Perhaps the most endearing aspect of this book, for book lovers, is that it is rife with literary allusions. Jones references a plethora of authors and stories from the fantasy canon, including J.R.R. Tolkien, Lewis Carroll, L. Frank Baum, and Arthurian Legend, and also from British literature, including Shakespeare and John Donne. These little gems are delightful for those who recognize them, but also work well in the storyline in general, so young readers will appreciate their presence at face-value. This type of sub-context, coupled with the major themes of love and destiny (Sophie is grappling with the fates, fighting to break the fairy tale mold placed on her as eldest sister, though on the surface she has seemed to resign herself to the traditional role) makes for a fascinatingly and surprisingly rich story for young (and older) readers.
Suggested Reading for:
Age Level: Middle Grade
Interest: Fantasy, Magic, Family, Coming-of-Age, Sibling Rivalry, Love, Perception, Fairy Tale, Satire, Jealousy, Destiny.

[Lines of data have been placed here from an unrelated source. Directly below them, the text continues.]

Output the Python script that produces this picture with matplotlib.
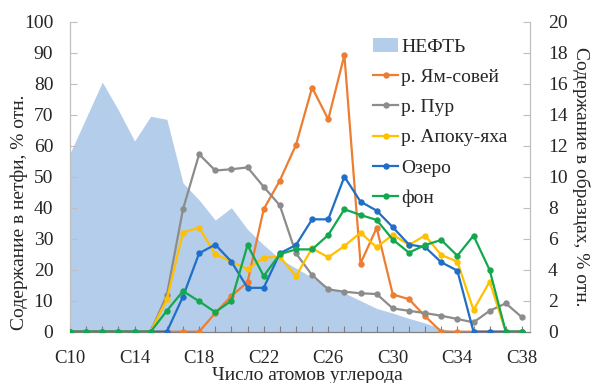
import matplotlib
matplotlib.use("Agg")
import matplotlib.pyplot as plt
from matplotlib.lines import Line2D
from matplotlib.patches import Patch
from matplotlib.ticker import MultipleLocator, FixedLocator

plt.rcParams['font.family'] = ['Liberation Serif', 'DejaVu Serif']

# Carbon numbers C10..C38
carbons = list(range(10, 39))
tick_carbons = [10, 14, 18, 22, 26, 30, 34, 38]
tick_labels = [f"C{c}" for c in tick_carbons]

# Oil distribution (left axis, %)
oil = [57.5, 69, 80.5, 71.5, 61.5, 69.5, 68.5, 48, 42.5, 36, 40, 33, 28, 23.5,
       20.5, 17.5, 14.5, 12.5, 10, 7.5, 6, 4.3, 2.8, 1, 0, 0, 0, 0, 0]

# Sample distributions (right axis, %)
yam_sovey = [0, 0, 0, 0, 0, 0, 0, 0, 0, 1.2, 2.3, 3.2, 7.9, 9.75, 12.05, 15.75,
             13.7, 17.85, 4.4, 6.7, 2.4, 2.1, 1.0, 0, 0, 0, 0, 0, 0]
pur = [0, 0, 0, 0, 0, 0, 2.37, 7.9, 11.45, 10.4, 10.48, 10.6, 9.35, 8.15, 5.05,
       3.65, 2.73, 2.58, 2.48, 2.43, 1.5, 1.35, 1.2, 1.03, 0.82, 0.6, 1.35, 1.83, 0.93]
apoku = [0, 0, 0, 0, 0, 0, 2.09, 6.39, 6.72, 5.0, 4.52, 4.03, 4.78, 4.84, 3.59,
         5.38, 4.8, 5.53, 6.39, 5.44, 6.26, 5.6, 6.2, 4.95, 4.52, 1.4, 3.23, 0, 0]
ozero = [0, 0, 0, 0, 0, 0, 0, 2.26, 5.06, 5.62, 4.52, 2.83, 2.83, 5.06, 5.59,
         7.25, 7.25, 10.0, 8.39, 7.81, 6.74, 5.62, 5.46, 4.48, 3.94, 0, 0, 0, 0]
fon = [0, 0, 0, 0, 0, 0, 1.35, 2.62, 1.96, 1.26, 2.0, 5.59, 3.59, 5.0, 5.31,
       5.31, 6.24, 7.9, 7.53, 7.21, 5.94, 5.1, 5.59, 5.92, 4.9, 6.2, 3.98, 0, 0]

series = [
    ("р. Ям-совей", yam_sovey, "#ED7D31"),
    ("р. Пур", pur, "#8C8C8C"),
    ("р. Апоку-яха", apoku, "#FFC000"),
    ("Озеро", ozero, "#1F6FC6"),
    ("фон", fon, "#14A84E"),
]
oil_label = "НЕФТЬ"
oil_color = "#B4CDEA"

text_color = "#262626"
fs = 14

fig = plt.figure(figsize=(5.92, 3.83), dpi=100)
W, H = 592, 383
ax = fig.add_axes([70 / W, 1 - 331.7 / H, 460 / W, 310 / H])
ax2 = ax.twinx()

ax.fill_between(carbons, oil, 0, color=oil_color, linewidth=0, zorder=1)

for name, vals, col in series:
    ax2.plot(carbons, vals, color=col, linewidth=1.6, marker='o', markersize=4.6,
             markeredgewidth=0, zorder=3)

ax.set_xlim(10, 38.5)
ax.set_ylim(0, 100)
ax2.set_ylim(0, 20)
ax.yaxis.set_major_locator(MultipleLocator(10))
ax2.yaxis.set_major_locator(MultipleLocator(2))
ax.xaxis.set_major_locator(FixedLocator(tick_carbons))
ax.set_xticklabels(tick_labels)
ax.xaxis.set_minor_locator(MultipleLocator(1))

for a in (ax, ax2):
    a.spines['top'].set_visible(False)
    a.spines['left'].set_color('#BFBFBF')
    a.spines['right'].set_color('#BFBFBF')
    a.spines['bottom'].set_color('#7F7F7F')
    a.set_facecolor('none')

ax.tick_params(axis='y', direction='in', length=5, width=0.8, color='#BFBFBF',
               pad=12, labelsize=fs, labelcolor=text_color)
ax2.tick_params(axis='y', direction='in', length=5, width=0.8, color='#BFBFBF',
                pad=13, labelsize=fs, labelcolor=text_color)
ax.tick_params(axis='x', which='both', direction='in', length=4, width=0.8,
               color='#7F7F7F', pad=13, labelsize=13.5, labelcolor=text_color)

fig.text(307 / W, 1 - 379.5 / H, "Число атомов углерода", ha='center',
         va='baseline', fontsize=fs, color=text_color)
fig.text(19.5 / W, 1 - 212 / H, "Содержание в нетфи, % отн.", rotation=90,
         ha='center', va='center', fontsize=fs, color=text_color)
fig.text(581 / W, 1 - 177 / H, "Содержание в образцах, % отн.", rotation=270,
         ha='center', va='center', fontsize=fs, color=text_color)

handles = [Patch(facecolor=oil_color, edgecolor='none')]
labels = [oil_label]
for name, vals, col in series:
    handles.append(Line2D([], [], color=col, linewidth=1.6, marker='o',
                          markersize=4.6, markeredgewidth=0))
    labels.append(name)
leg = ax2.legend(handles, labels, loc='upper left',
                 bbox_to_anchor=(373 / W, 1 - 38 / H),
                 bbox_transform=fig.transFigure, frameon=False, fontsize=fs,
                 borderpad=0, borderaxespad=0, handlelength=1.3,
                 handletextpad=0.15, labelspacing=0.65)
for t in leg.get_texts():
    t.set_color(text_color)

fig.savefig("out.png", dpi=100)
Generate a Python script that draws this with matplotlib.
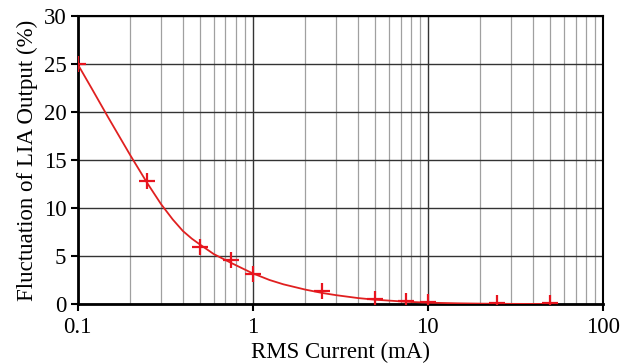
import numpy as np
import matplotlib.pyplot as plt

plt.rcParams['font.family'] = ['Liberation Serif', 'DejaVu Serif']

# measured points
current = [0.1, 0.25, 0.5, 0.75, 1, 2.5, 5, 7.5, 10, 25, 50]
fluct = [25, 12.8, 5.9, 4.6, 3.1, 1.4, 0.5, 0.35, 0.2, 0.1, 0.1]

# fitted curve
fit_x = [0.1, 0.12, 0.15, 0.2, 0.25, 0.3, 0.35, 0.4, 0.45, 0.5, 0.6, 0.75, 0.9, 1,
         1.25, 1.5, 2, 2.5, 3, 4, 5, 7.5, 10, 15, 20, 30, 55]
fit_y = [25, 22.5, 19.4, 15.5, 12.6, 10.4, 8.8, 7.6, 6.8, 6.2, 5.2, 4.3, 3.6, 3.2,
         2.5, 2.05, 1.5, 1.15, 0.92, 0.62, 0.45, 0.24, 0.14, 0.07, 0.04, 0.015, 0.0]

fig = plt.figure(figsize=(6.23, 3.63), dpi=100)
ax = fig.add_axes([0.1244, 0.1625, 0.843, 0.794])

ax.plot(fit_x, fit_y, color='#e02020', lw=1.3, zorder=3, solid_joinstyle='round')
ax.plot(current, fluct, ls='none', marker='+', color='#e8141e', ms=11, mew=1.6, zorder=4)

ax.set_xscale('log')
ax.set_xlim(0.1, 100)
ax.set_ylim(0, 30)
ax.set_yticks([0, 5, 10, 15, 20, 25, 30])
ax.set_xticks([0.1, 1, 10, 100])
ax.set_xticklabels(['0.1', '1', '10', '100'])

ax.grid(True, which='major', color='#333333', lw=1.0)
ax.grid(True, which='minor', axis='x', color='#a0a0a0', lw=0.9)
ax.set_axisbelow(True)

for s in ax.spines.values():
    s.set_color('black')
    s.set_linewidth(1.5)
ax.spines['left'].set_linewidth(2)
ax.spines['bottom'].set_linewidth(2)

ax.tick_params(which='major', direction='out', length=5, width=1.5, labelsize=16.5)
ax.tick_params(axis='x', pad=4)
ax.tick_params(axis='y', pad=3)
ax.tick_params(which='minor', length=0)

ax.set_xlabel('RMS Current (mA)', fontsize=16.5, labelpad=3)
ax.set_ylabel('Fluctuation of LIA Output (%)', fontsize=16.5, labelpad=4)

fig.savefig('out.png', dpi=100)
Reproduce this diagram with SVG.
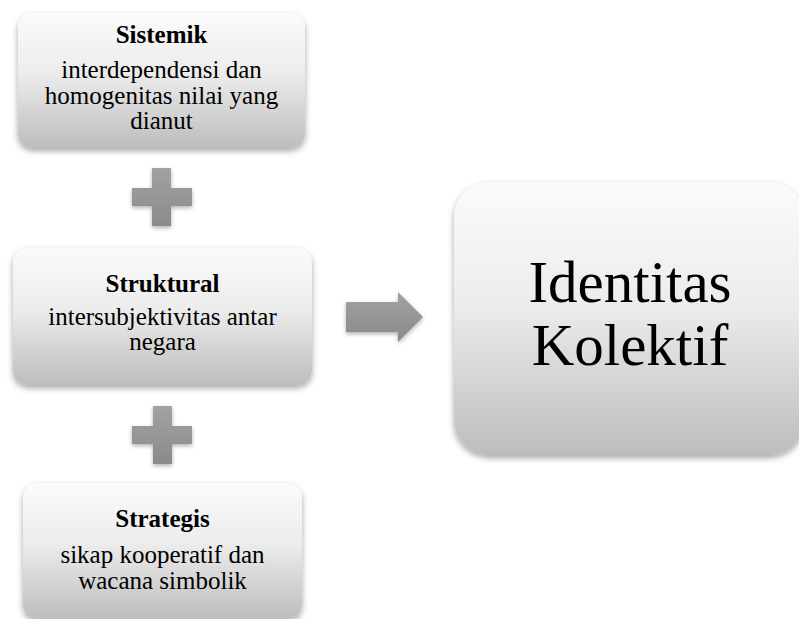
<svg xmlns="http://www.w3.org/2000/svg" width="799" height="619" viewBox="0 0 799 619">
<defs>
<linearGradient id="boxGrad" x1="0" y1="0" x2="0" y2="1">
<stop offset="0" stop-color="#fbfbfb"/>
<stop offset="0.45" stop-color="#ececec"/>
<stop offset="1" stop-color="#bdbdbd"/>
</linearGradient>
<linearGradient id="symGrad" x1="0" y1="0" x2="0" y2="1">
<stop offset="0" stop-color="#a2a2a2"/>
<stop offset="1" stop-color="#8a8a8a"/>
</linearGradient>
<filter id="shadow" x="-10%" y="-10%" width="120%" height="125%">
<feDropShadow dx="0" dy="3" stdDeviation="3" flood-color="#000" flood-opacity="0.35"/>
</filter>
<filter id="symShadow" x="-20%" y="-20%" width="140%" height="150%">
<feDropShadow dx="0" dy="2" stdDeviation="2" flood-color="#000" flood-opacity="0.3"/>
</filter>
</defs>
<style>
.box{fill:url(#boxGrad);filter:url(#shadow)}
.sym{fill:url(#symGrad);filter:url(#symShadow)}
.t{font-family:"Liberation Serif","Times New Roman",serif;font-size:25px;fill:#000;text-anchor:middle}
.b{font-weight:bold}
.big{font-family:"Liberation Serif","Times New Roman",serif;font-size:59px;fill:#000;text-anchor:middle}
</style>
<rect width="799" height="619" fill="#ffffff"/>
<g id="sistemik">
<rect class="box" x="18" y="13" width="287" height="135" rx="15"/>
<text class="t b" x="161.5" y="43">Sistemik</text>
<text class="t" x="161.5" y="78">interdependensi dan</text>
<text class="t" x="161.5" y="103.5">homogenitas nilai yang</text>
<text class="t" x="161.5" y="129">dianut</text>
</g>
<g id="struktural">
<rect class="box" x="13" y="248" width="299" height="137" rx="15"/>
<text class="t b" x="162.5" y="292">Struktural</text>
<text class="t" x="162.5" y="325">intersubjektivitas antar</text>
<text class="t" x="162.5" y="350">negara</text>
</g>
<g id="strategis">
<rect class="box" x="23" y="483" width="279" height="136" rx="15"/>
<text class="t b" x="162.5" y="527">Strategis</text>
<text class="t" x="162.5" y="563">sikap kooperatif dan</text>
<text class="t" x="162.5" y="589">wacana simbolik</text>
</g>
<g id="identitas">
<rect class="box" x="454" y="182" width="350" height="273" rx="35"/>
<text class="big" x="630" y="302">Identitas</text>
<text class="big" x="630" y="365">Kolektif</text>
</g>
<g id="connectors">
<path class="sym" d="M152 168H171V188H192V206H171V226H152V206H132V188H152Z"/>
<path class="sym" d="M153 406H172V426H192V444H172V464H153V444H132V426H153Z"/>
<path class="sym" d="M346 302H398V292L423 317L398 342V332H346Z"/>
</g>
</svg>
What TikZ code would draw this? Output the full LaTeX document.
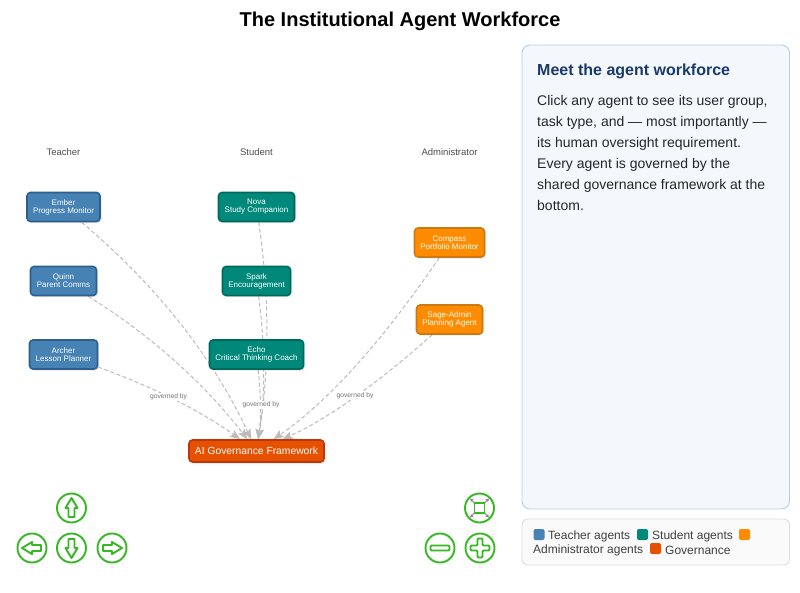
\documentclass[tikz,border=0pt]{standalone}
\usepackage{fontspec}
\setmainfont{Liberation Sans}
\usepackage{xcolor}
\usetikzlibrary{arrows.meta, shadows}
\definecolor{teacherblue}{HTML}{4682B4}
\definecolor{teacherline}{HTML}{2C5F8E}
\definecolor{studentgreen}{HTML}{00897B}
\definecolor{studentline}{HTML}{00695C}
\definecolor{adminorange}{HTML}{FF8C00}
\definecolor{adminline}{HTML}{C97A12}
\definecolor{govred}{HTML}{E65100}
\definecolor{govline}{HTML}{BF360C}
\definecolor{navgreen}{HTML}{35B821}
\definecolor{headblue}{HTML}{1A3A6B}
\definecolor{edgegray}{HTML}{BBBBBB}
\definecolor{panelfill}{HTML}{F4F8FC}
\definecolor{panelline}{HTML}{B5CDE6}
\pgfdeclarelayer{under}
\pgfsetlayers{under,main}

\begin{document}
\begin{tikzpicture}[
  x=1pt, y=-1pt,
  agent/.style={rounded corners=3.5pt, line width=1.6pt, text=white, align=center,
    minimum height=29pt, inner sep=0pt, font=\fontsize{8}{8}\selectfont,
    drop shadow={opacity=0.18, shadow xshift=1.5pt, shadow yshift=-1.5pt}},
  twoline/.style={execute at begin node={\rule{0pt}{8pt}}},
  teacher/.style={agent, twoline, fill=teacherblue, draw=teacherline},
  student/.style={agent, twoline, fill=studentgreen, draw=studentline},
  admin/.style={agent, twoline, fill=adminorange, draw=adminline},
  gov/.style={agent, fill=govred, draw=govline, minimum height=22pt,
    font=\fontsize{10.3}{10.3}\selectfont},
  collab/.style={text=black!70, font=\fontsize{9.5}{10}\selectfont},
  edge/.style={draw=edgegray, line width=1pt, dash pattern=on 4pt off 2.5pt,
    -{Stealth[length=10pt, width=8pt, inset=2pt]}},
  edgelab/.style={fill=white, inner sep=0.6pt, text=black!55, font=\fontsize{6.7}{7}\selectfont},
  navring/.style={draw=navgreen, line width=1.9pt, fill=white},
  navicon/.style={draw=navgreen, line width=1.9pt, line join=round},
  legsq/.style={rounded corners=2pt, minimum size=11pt, inner sep=0pt},
  legtext/.style={anchor=west, inner sep=0pt, text=black!75, font=\fontsize{12}{12}\selectfont},
]
  \useasboundingbox (0,0) rectangle (800,592);

  % Title
  \node[font=\fontsize{20}{22}\selectfont\bfseries] (title) at (400,21) {The Institutional Agent Workforce};

  % Column labels
  \node[collab] (colteacher) at (63.5,152) {Teacher};
  \node[collab] (colstudent) at (256.5,152) {Student};
  \node[collab] (coladmin) at (449.5,152) {Administrator};

  % Agents
  \node[teacher, minimum width=73pt] (ember) at (63.5,207) {Ember\\Progress Monitor};
  \node[teacher, minimum width=66pt] (quinn) at (63.5,281) {Quinn\\Parent Comms};
  \node[teacher, minimum width=68pt] (archer) at (63.5,354.5) {Archer\\Lesson Planner};
  \node[student, minimum width=76pt] (nova) at (256.5,207) {Nova\\Study Companion};
  \node[student, minimum width=68pt] (spark) at (256.5,281) {Spark\\Encouragement};
  \node[student, minimum width=94pt] (echo) at (256.5,354.5) {Echo\\Critical Thinking Coach};
  \node[admin, minimum width=70pt] (compass) at (449.5,242.5) {Compass\\Portfolio Monitor};
  \node[admin, minimum width=66pt] (sage) at (449.5,319.5) {Sage-Admin\\Planning Agent};
  \node[gov, minimum width=135pt] (frame) at (256.5,451) {AI Governance Framework};

  % Governed-by edges, under the agents
  \begin{pgfonlayer}{under}
    \draw[edge] (ember) .. controls (156,285) and (213,357) .. (frame);
    \draw[edge] (quinn) .. controls (150.6,335) and (203.6,382.7) .. (frame);
    \draw[edge] (archer) .. controls (153.9,387.3) and (200.5,410.9) .. (frame);
    \draw[edge] (nova) .. controls (269.3,294) and (269.7,366.3) .. (frame);
    \draw[edge] (spark) .. controls (265.3,345.3) and (265.3,393) .. (frame);
    \draw[edge] (echo) .. controls (260.7,393) and (261.3,416) .. (frame);
    \draw[edge] (compass) .. controls (382,342) and (327.3,402.2) .. (frame);
    \draw[edge] (sage) .. controls (375.4,385.1) and (326.4,419.5) .. (frame);
  \end{pgfonlayer}

  % Edge labels
  \node[edgelab] (labarcher) at (168.5,397) {governed by};
  \node[edgelab] (labecho) at (261,405) {governed by};
  \node[edgelab] (labsage) at (355,396) {governed by};

  % Pan buttons
  \foreach \x/\y/\r in {71.5/508/0, 32/548/90, 71.5/548/180, 112/548/270} {
    \draw[navring] (\x,\y) circle (14.5);
    \draw[navicon, shift={(\x,\y)}, rotate=\r]
      (0,-10) -- (6,0) -- (3,0) -- (3,9) -- (-3,9) -- (-3,0) -- (-6,0) -- cycle;
  }

  % Zoom buttons
  \draw[navring] (479.5,508) circle (14.5);
  \foreach \sx/\sy in {1/1, 1/-1, -1/1, -1/-1} {
    \draw[gray, line width=0.8pt, -{Stealth[length=3.5pt, width=3.5pt]}]
      (479.5+\sx*5,508+\sy*5) -- (479.5+\sx*9.5,508+\sy*9.5);
  }
  \draw[navicon] (474.5,503) rectangle (484.5,513);
  \draw[navring] (440,548) circle (14.5);
  \draw[navicon, rounded corners=1pt] (430.5,545.5) rectangle (449.5,550.5);
  \draw[navring] (480,548) circle (14.5);
  \draw[navicon, rounded corners=1pt, shift={(480,548)}]
    (-2.5,-9.5) -- (2.5,-9.5) -- (2.5,-2.5) -- (9.5,-2.5) -- (9.5,2.5) -- (2.5,2.5)
    -- (2.5,9.5) -- (-2.5,9.5) -- (-2.5,2.5) -- (-9.5,2.5) -- (-9.5,-2.5) -- (-2.5,-2.5) -- cycle;

  % Info panel
  \draw[fill=panelfill, draw=panelline, line width=0.9pt, rounded corners=8pt]
    (522,45) rectangle (789.5,509);
  \node[anchor=west, inner sep=0pt, text=headblue, font=\fontsize{16}{18}\selectfont\bfseries] (panelhead) at (537,71)
    {Meet the agent workforce};
  \node[anchor=north west, inner sep=0pt, align=left, text=black!85, font=\fontsize{14}{21}\selectfont] (paneltext) at (537,95.5)
    {Click any agent to see its user group,\\
     task type, and — most importantly —\\
     its human oversight requirement.\\
     Every agent is governed by the\\
     shared governance framework at the\\
     bottom.};

  % Legend
  \draw[fill=black!2, draw=black!13, line width=0.9pt, rounded corners=6pt]
    (522,519) rectangle (789.5,565);
  \node[legsq, fill=teacherblue] (legteacher) at (539,534.5) {};
  \node[legtext] (txtteacher) at (548,536) {Teacher agents};
  \node[legsq, fill=studentgreen] (legstudent) at (642.5,534.5) {};
  \node[legtext] (txtstudent) at (652,536) {Student agents};
  \node[legsq, fill=adminorange] (legadmin) at (744.5,534.5) {};
  \node[legtext] (txtadmin) at (533,550) {Administrator agents};
  \node[legsq, fill=govred] (leggov) at (655.5,548.5) {};
  \node[legtext] (txtgov) at (665,550) {Governance};
\end{tikzpicture}
\end{document}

“In the land of Ingary, where such things as seven-league boots and cloaks of invisibility really exist, it is quite a misfortune to be born the eldest of the three. Everyone knows you are the one who will fail first, and worst, if the three of you set out to seek your fortunes.”
“I assure you, my friends, I am cone sold stober.”
“I must apologize for trying to bite you so often. In the normal way, I wouldn’t dream of setting teeth in a fellow countryman.”
This book was recommended to me by Amanda.